Answer to Question 1
The hypothalamus of the diencephalon consists of powerful nuclei that regulate, control, or are involved with most of the body's central and autonomic nervous system activities during the fight-or-flight reaction. This center for the fight-or-flight reaction became activated once you became consciously aware of the potential threat of the bang sound.

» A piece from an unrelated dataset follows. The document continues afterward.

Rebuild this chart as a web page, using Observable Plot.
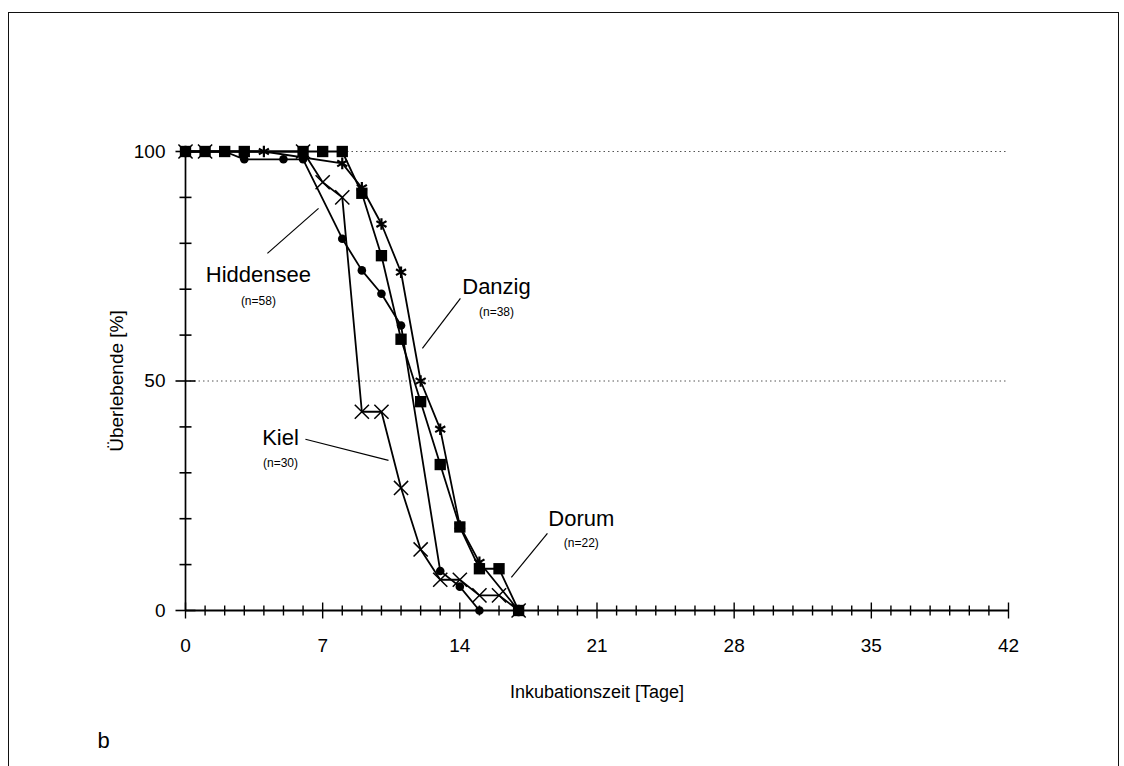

The hypothalamus exerts direct control over fight-or-flight activities during stress through influencing the brain stem to activate sympathetic responses of the viscera and indirect control through its connection to the master gland, the pituitary, to stimulate the endocrine system to facilitate a wide range of fight-or-flight responses. The hypothalamus is responsive to the neocortical command centers, including those involved with cognitions and emotional states, such as the frontal cortex (the outer covering of the brain behind the forehead). The primary emotional arousal states of fear linked to flight and anger linked to fight are strongly associated with the hypothalamus. Electrical stimulation of the posterior (back) region of the hypothalamus produces arousal like when you awakened from sleep after hearing the bang whereas stimulation of the anterior (front) region and the adjacent basal forebrain region produces sleep.
Answer to Question 2
Not everyone suffers from PTSD or other impairments in ability to function following trauma and only a minority develop PTSD. Some may even have transcendent experiences or find meaning in suffering. In the days following the experience of psychological trauma, individuals may have at minimum subclinical symptoms or brief reactive symptoms (less intense or temporary symptoms than would be associated with PTSD), though they may have no long-term resulting functional impairment. In time, a certain percentage of people exposed to traumatic events ultimately experience positive changes. These individuals are said to have experienced posttraumatic growth.